[Task description]
Extract only the first line of the listing and every line after it up to and including the one with "import plotly.graph_objects as go". Omit the pictures.

[Data provided]

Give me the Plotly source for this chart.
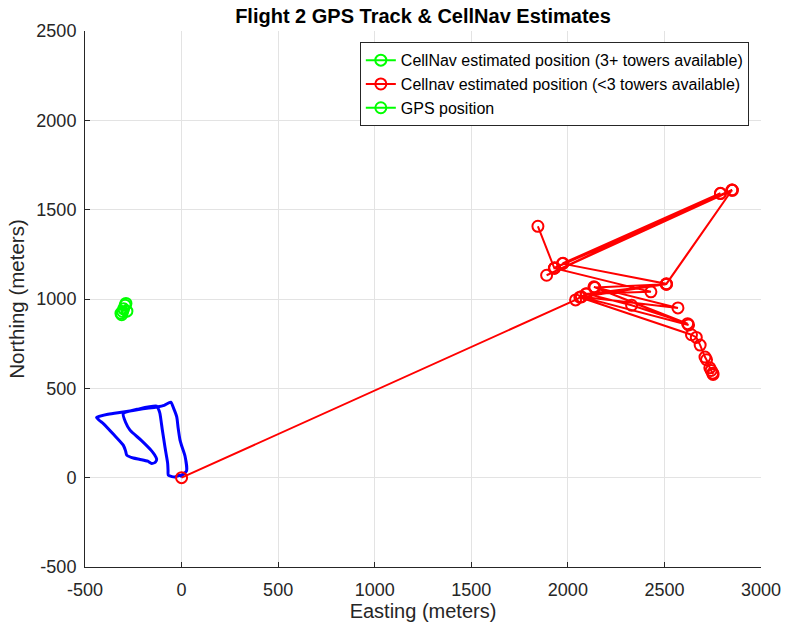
import plotly.graph_objects as go

# GPS flight track (blue)
gps_east = [-8, 10, 26, 18, 0, -8, -18, -25, -40, -56, -90, -129, -200, -302, -380, -440,
            -425, -405, -350, -302, -290, -284, -250, -215, -175, -155, -135, -129, -140,
            -155, -210, -267, -290, -302, -220, -129, -118, -112, -100, -86, -78, -72, -70,
            -69, -50, -34, -15, 0, 15, 26]
gps_north = [4, 20, 38, 120, 180, 210, 280, 340, 385, 422, 405, 396, 385, 367, 355, 337,
             320, 303, 240, 182, 150, 126, 110, 102, 92, 79, 88, 104, 128,
             150, 210, 266, 310, 359, 385, 400, 380, 359, 270, 172, 120, 79, 40,
             14, 6, 4, 12, 14, 25, 38]

# CellNav estimates with 3 or more towers (green)
cn3_east = [-314, -305, -300, -292, -288, -283, -310]
cn3_north = [920, 930, 945, 965, 975, 932, 912]

# CellNav estimates with fewer than 3 towers (red)
cn_east = [0, 2040, 2095, 2510, 2140, 2625, 2070, 2570, 2135, 2620, 2330, 2095, 2430,
           1930, 1845, 1930, 2850, 1975, 2790, 1932, 2852, 1890, 2790, 1972, 2510, 2850,
           2510, 2062, 2640, 2665, 2685, 2710, 2718, 2735, 2742, 2750, 2752]
cn_north = [0, 995, 1028, 1083, 1065, 855, 1012, 950, 1068, 862, 965, 1030, 1040,
            1172, 1407, 1172, 1610, 1200, 1592, 1175, 1608, 1133, 1590, 1198, 1085, 1610,
            1083, 1010, 800, 785, 742, 675, 660, 615, 600, 585, 578]

x_ticks = [-500, 0, 500, 1000, 1500, 2000, 2500, 3000]
y_ticks = [-500, 0, 500, 1000, 1500, 2000, 2500]

GREEN = "#00ff00"
RED = "#ff0000"
BLUE = "#0000ff"
FONT = "Liberation Sans, Arial, sans-serif"

fig = go.Figure()

fig.add_trace(go.Scatter(
    x=gps_east, y=gps_north, mode="lines",
    line=dict(color=BLUE, width=3, shape="spline", smoothing=0.6),
    showlegend=False, hoverinfo="x+y"))

fig.add_trace(go.Scatter(
    x=cn3_east, y=cn3_north, mode="lines+markers",
    name="CellNav estimated position (3+ towers available)",
    line=dict(color=GREEN, width=2),
    marker=dict(symbol="circle-open", size=11, color=GREEN, line=dict(width=2))))

fig.add_trace(go.Scatter(
    x=cn_east, y=cn_north, mode="lines+markers",
    name="Cellnav estimated position (<3 towers available)",
    line=dict(color=RED, width=2),
    marker=dict(symbol="circle-open", size=11, color=RED, line=dict(width=2))))

fig.add_trace(go.Scatter(
    x=[None], y=[None], mode="lines+markers",
    name="GPS position",
    line=dict(color=GREEN, width=2),
    marker=dict(symbol="circle-open", size=11, color=GREEN, line=dict(width=2))))

axis_common = dict(
    showgrid=True, gridcolor="#e3e3e3", gridwidth=1,
    showline=True, linecolor="#262626", linewidth=1, mirror=False,
    ticks="inside", ticklen=5, tickcolor="#262626",
    tickfont=dict(family=FONT, size=18, color="#262626"),
    zeroline=False, fixedrange=True, automargin=False,
)

fig.update_layout(
    width=786, height=628,
    margin=dict(l=85, r=25, t=31, b=61, autoexpand=False),
    paper_bgcolor="white", plot_bgcolor="white",
    title=dict(text="<b>Flight 2 GPS Track & CellNav Estimates</b>",
               x=(85 + 761) / 2 / 786, xanchor="center", y=1 - 16 / 628, yanchor="middle",
               font=dict(family=FONT, size=20, color="black")),
    xaxis=dict(range=[-500, 3000], tickvals=x_ticks, ticktext=[str(v) for v in x_ticks],
               ticklabelstandoff=6,
               title=dict(text="Easting (meters)", font=dict(family=FONT, size=20, color="#262626"),
                          standoff=4),
               **axis_common),
    yaxis=dict(range=[-500, 2500], tickvals=y_ticks, ticktext=[str(v) for v in y_ticks],
               ticklabelstandoff=4,
               title=dict(text="Northing (meters)", font=dict(family=FONT, size=20.5, color="#262626"),
                          standoff=6),
               **axis_common),
    legend=dict(x=0.982, y=0.979, xanchor="right", yanchor="top",
                bgcolor="white", bordercolor="#262626", borderwidth=1,
                font=dict(family=FONT, size=16, color="black")),
    showlegend=True,
)

fig.write_html("out.html")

[Solution below]
Give me the Plotly source for this chart.
import plotly.graph_objects as go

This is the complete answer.